I couldn’t find any kind of confirmation, so I just started prepping ingredients and pacing. When Alan arrived, I was a Stress Cat. “But you don’t understand!” I greeted him. “I am afraid the mussels are DYING as we speak! This is going to be a disaster!”

Alan assured me that restaurants wouldn’t serve mussels if they were that trigger-happy, which offered me some reassurance that they might not die prematurely, or that if they did, I wouldn’t accidentally serve a bad mussel and kill someone.

Just before Mike and Betsy arrived, I decided we should clean the mussels. Mussels have “beards” – hairy fibers that hang out of the shell. Although most cultured mussels are already debearded when you buy them, there are a few stubborn suckers that insist on making YOU yank the beard off, which is not fun and not for the weak handed.

We then scrubbed each mussel individual (the car wash) and gave it a good “thunk” with our finger to make sure it would snap shut. Those that weren’t tight got pitched. We were through the first 50 mussels when Mike and Betsy wheeled in. In retrospect, while Betsy is fine with seafood, she probably was somewhat horrified to walk in and see us confirming that each creature was still alive. (For our next trick, well throw lobsters in boiling water after letting her pet them.)
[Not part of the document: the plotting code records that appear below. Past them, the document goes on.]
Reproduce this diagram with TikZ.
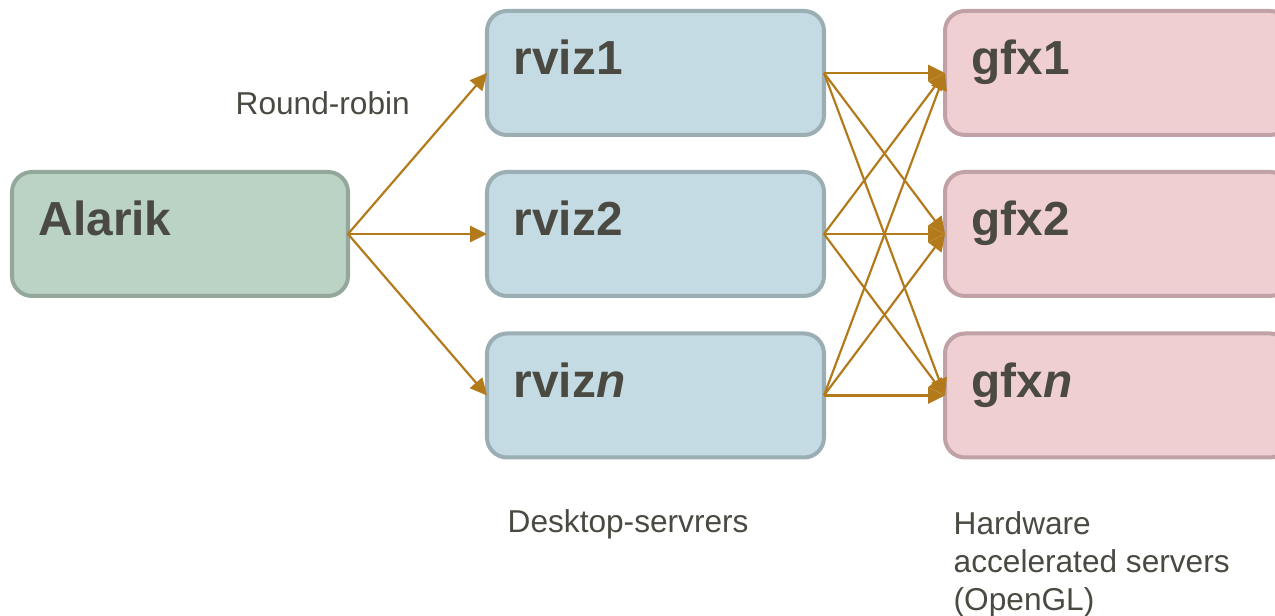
\documentclass[tikz,border=0pt]{standalone}
\usepackage{fontspec}
\setmainfont{Liberation Sans}
\usetikzlibrary{arrows.meta}
\usepackage{xcolor}
\definecolor{inkgray}{HTML}{4B4A42}
\definecolor{arrowbrown}{HTML}{B27A1A}
\definecolor{alarikfill}{HTML}{BAD3C5}
\definecolor{alarikline}{HTML}{93A89A}
\definecolor{rvizfill}{HTML}{C5DBE3}
\definecolor{rvizline}{HTML}{9AAEB4}
\definecolor{gfxfill}{HTML}{EFCFD2}
\definecolor{gfxline}{HTML}{C0A2A6}

\begin{document}
\begin{tikzpicture}[
      srvbox/.style={rounded corners=0.2cm, line width=1.14pt, outer sep=0pt,
                     minimum height=1.24cm, inner sep=0pt},
      alarikbox/.style={srvbox, draw=alarikline, fill=alarikfill, minimum width=3.36cm},
      rvizbox/.style={srvbox, draw=rvizline, fill=rvizfill, minimum width=3.37cm},
      gfxbox/.style={srvbox, draw=gfxline, fill=gfxfill, minimum width=3.45cm},
      title/.style={anchor=base west, inner sep=0pt, text=inkgray,
                    font=\fontsize{13.6}{16}\selectfont\bfseries},
      note/.style={inner sep=0pt, text=inkgray, align=left,
                   font=\fontsize{9}{10.8}\selectfont},
      arr/.style={-{Triangle[length=4.8pt,width=4.6pt]}, line width=0.62pt, color=arrowbrown}
    ]
    \path[use as bounding box, clip] (0,0) rectangle (12.75,-6.16);

    % Boxes
    \node[alarikbox] (alarik) at (1.80,-2.34)   {};
    \node[rvizbox]   (rviz1)  at (6.555,-0.73)  {};
    \node[rvizbox]   (rviz2)  at (6.555,-2.34)  {};
    \node[rvizbox]   (rvizn)  at (6.555,-3.955) {};
    \node[gfxbox]    (gfx1)   at (11.175,-0.73)  {};
    \node[gfxbox]    (gfx2)   at (11.175,-2.34)  {};
    \node[gfxbox]    (gfxn)   at (11.175,-3.955) {};

    % Box titles
    \node[title] (alarik-t) at ([shift={(0.26,-0.64)}]alarik.north west) {Alarik};
    \node[title] (rviz1-t)  at ([shift={(0.26,-0.64)}]rviz1.north west)  {rviz1};
    \node[title] (rviz2-t)  at ([shift={(0.26,-0.64)}]rviz2.north west)  {rviz2};
    \node[title] (rvizn-t)  at ([shift={(0.26,-0.64)}]rvizn.north west)  {rviz\textit{n}};
    \node[title] (gfx1-t)   at ([shift={(0.26,-0.64)}]gfx1.north west)   {gfx1};
    \node[title] (gfx2-t)   at ([shift={(0.26,-0.64)}]gfx2.north west)   {gfx2};
    \node[title] (gfxn-t)   at ([shift={(0.26,-0.64)}]gfxn.north west)   {gfx\textit{n}};

    % Round-robin from Alarik
    \draw[arr] (alarik.east) -- (rviz1.west);
    \draw[arr] (alarik.east) -- (rviz2.west);
    \draw[arr] (alarik.east) -- (rvizn.west);

    % Desktop servers to graphics servers
    \draw[arr] (rviz1.east) -- (gfx1.west);
    \draw[arr] (rviz1.east) -- (gfx2.west);
    \draw[arr] (rviz1.east) -- (gfxn.west);
    \draw[arr] (rviz2.east) -- (gfx1.west);
    \draw[arr] (rviz2.east) -- (gfx2.west);
    \draw[arr] (rviz2.east) -- (gfxn.west);
    \draw[arr] (rvizn.east) -- (gfx1.west);
    \draw[arr] (rvizn.east) -- (gfx2.west);
    \draw[arr] (rvizn.east) -- (gfxn.west);

    % Notes
    \node[note, anchor=base west] (rr)      at (2.35,-1.15) {Round-robin};
    \node[note, anchor=base west] (desktop) at (5.07,-5.33) {Desktop-servrers};
    \node[note, anchor=north west] (hwacc)  at (9.53,-5.11)
      {Hardware\\accelerated servers\\(OpenGL)};

  \end{tikzpicture}
\end{document}
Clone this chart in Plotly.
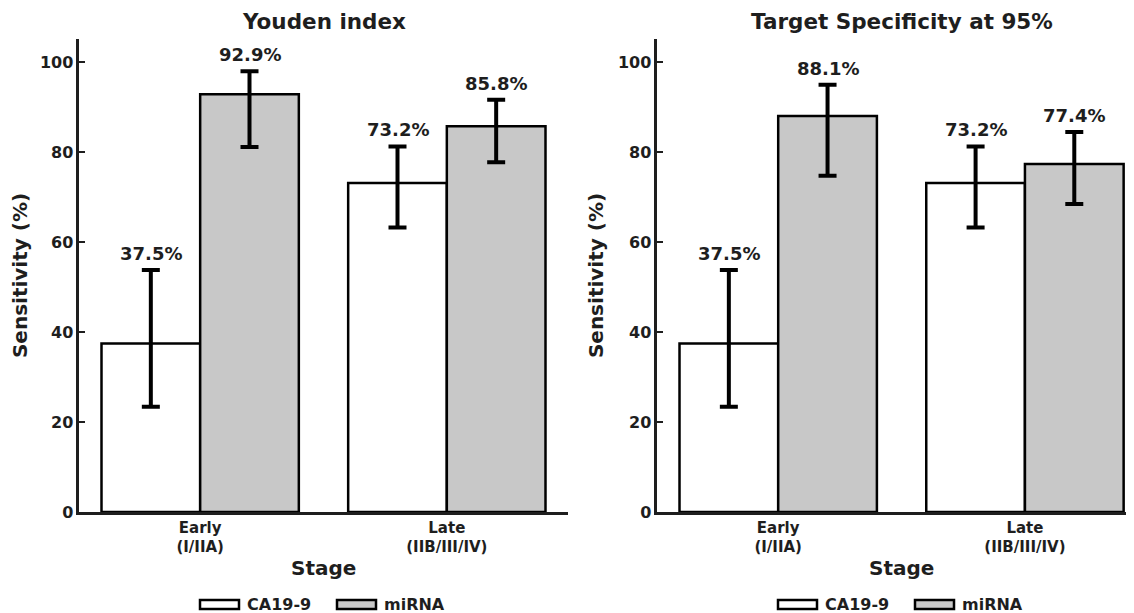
import plotly.graph_objects as go

# ---- data ----
stages = ["Early<br>(I/IIA)", "Late<br>(IIB/III/IV)"]
stage_pos = [0, 1]
panel_titles = ["Youden index", "Target Specificity at 95%"]
series_names = ["CA19-9", "miRNA"]

youden_ca199 = [37.5, 73.2]
youden_ca199_lo = [23.4, 63.3]
youden_ca199_hi = [53.8, 81.3]
youden_mirna = [92.9, 85.8]
youden_mirna_lo = [81.2, 77.8]
youden_mirna_hi = [98.0, 91.7]

spec_ca199 = [37.5, 73.2]
spec_ca199_lo = [23.4, 63.3]
spec_ca199_hi = [53.8, 81.3]
spec_mirna = [88.1, 77.4]
spec_mirna_lo = [74.8, 68.5]
spec_mirna_hi = [95.0, 84.5]

y_ticks = [0, 20, 40, 60, 80, 100]

# ---- style / layout (page body has an 8px margin) ----
OFF = 8
W, H = 1134 - OFF, 613 - OFF
FONT = "DejaVu Sans"
INK = "#1e1e1e"
GREY = "#c8c8c8"
colors = ["white", GREY]


def fx(px):  # reference x pixel -> paper x
    return (px - OFF) / W


top_px, bot_px = 39.3 - OFF, 511.7 - OFF
plot_h = bot_px - top_px


def fy(py):  # reference y pixel -> paper y
    return (bot_px - (py - OFF)) / plot_h


fig = go.Figure()

panels = [
    (youden_ca199, youden_ca199_lo, youden_ca199_hi, youden_mirna, youden_mirna_lo, youden_mirna_hi),
    (spec_ca199, spec_ca199_lo, spec_ca199_hi, spec_mirna, spec_mirna_lo, spec_mirna_hi),
]

domains = [[fx(79.3), fx(567.7)], [fx(657.3), 1.0]]
xranges = [[-0.49, 1.49], [-0.49, 1.442]]
panel_cx = [323.5, 901.5]
offsets = [-0.2, 0.2]

for i, (ca, ca_lo, ca_hi, mi, mi_lo, mi_hi) in enumerate(panels):
    xa = "x" if i == 0 else "x2"
    ya = "y" if i == 0 else "y2"
    for name, vals, lo, hi, color, off in [
        (series_names[0], ca, ca_lo, ca_hi, colors[0], offsets[0]),
        (series_names[1], mi, mi_lo, mi_hi, colors[1], offsets[1]),
    ]:
        fig.add_trace(go.Bar(
            x=stage_pos, y=vals, name=name, xaxis=xa, yaxis=ya,
            offsetgroup=name, showlegend=False,
            marker=dict(color=color, line=dict(color="black", width=2.5)),
            error_y=dict(type="data", symmetric=False,
                         array=[h - v for h, v in zip(hi, vals)],
                         arrayminus=[v - l for v, l in zip(vals, lo)],
                         color="black", thickness=4, width=9),
        ))
        for xp, v, h in zip(stage_pos, vals, hi):
            fig.add_annotation(
                x=xp + off, y=h, xref=xa, yref=ya, text=f"<b>{v:.1f}%</b>",
                showarrow=False, yanchor="bottom", yshift=4,
                font=dict(family=FONT, size=18, color=INK),
            )
    cx = fx(panel_cx[i])
    # panel title
    fig.add_annotation(
        x=cx, y=fy(22), xref="paper", yref="paper",
        text=f"<b>{panel_titles[i]}</b>", showarrow=False,
        xanchor="center", yanchor="middle",
        font=dict(family=FONT, size=21.5, color=INK),
    )
    # x axis title
    fig.add_annotation(
        x=cx, y=fy(568), xref="paper", yref="paper",
        text="<b>Stage</b>", showarrow=False,
        xanchor="center", yanchor="middle",
        font=dict(family=FONT, size=20, color=INK),
    )
    # legend (wide patches like the reference)
    lx0 = 200 + 578 * i
    for k, (name, col) in enumerate(zip(series_names, colors)):
        bx = lx0 + 137 * k
        fig.add_shape(type="rect", xref="paper", yref="paper",
                      x0=fx(bx), x1=fx(bx + 39), y0=fy(608.5), y1=fy(599.5),
                      fillcolor=col, line=dict(color="black", width=2.5))
        fig.add_annotation(
            x=fx(bx + 45), y=fy(604), xref="paper", yref="paper",
            text=f"<b>{name}</b>", showarrow=False,
            xanchor="left", yanchor="middle",
            font=dict(family=FONT, size=16, color=INK),
        )

for i in range(2):
    sx = "" if i == 0 else "2"
    fig.update_layout(**{
        f"xaxis{sx}": dict(
            domain=domains[i], range=xranges[i], tickmode="array",
            tickvals=stage_pos, ticktext=stages, ticks="", anchor=f"y{sx}",
            showline=True, linecolor=INK, linewidth=2.5, showgrid=False, zeroline=False,
            tickfont=dict(family=FONT, size=15, color=INK, weight="bold"),
        ),
        f"yaxis{sx}": dict(
            domain=[0, 1], range=[0, 105.2], tickmode="array", tickvals=y_ticks,
            ticks="inside", ticklen=6, tickwidth=2, tickcolor=INK,
            anchor=f"x{sx}",
            showline=True, linecolor=INK, linewidth=2.5, showgrid=False, zeroline=False,
            tickfont=dict(family=FONT, size=16, color=INK, weight="bold"),
            title=dict(text="Sensitivity (%)", standoff=9,
                       font=dict(family=FONT, size=20, color=INK, weight="bold")),
        ),
    })

fig.update_layout(
    width=W, height=H,
    margin=dict(l=0, r=0, t=top_px, b=H - bot_px),
    plot_bgcolor="white", paper_bgcolor="white",
    barmode="group", bargap=0.2, bargroupgap=0,
    font=dict(family=FONT, color=INK),
    showlegend=False,
)

fig.write_html("out.html")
The mussels turned out great. Restaurant quality – and there was only one mussel that failed to open, so Whole Foods gets a thumbs up for the quality of their catch.

The only failure of the night was my foresight. We scrubbed and debearded the mussels in my sink. When we were done, I rinsed the beards down the garbage disposal without thinking.

Until this morning, when I noticed that the water was slow to drain from my sink and I went to run the garbage disposal. And it made no noise and smelled hot. Damn. I’m going to guess some bit of shell was attached to a beard and has jammed up the gears.

In an attempt to manually solve the problem (and prevent my house from smelling like compost when I return from Chicago later this week), I stuffed my hand down the disposal (while it was off, of course). I pulled out pulped tomato bits, parley pieces, onion, and some chunks I couldn’t identify, as well as some of those tell-tale beards.

I’m pretty sure I now know what a veterinarian feels like when he goes in up to elbow to deliver a calf.

Actually, now that I think of it, maybe this is why Betsy is a vegetarian.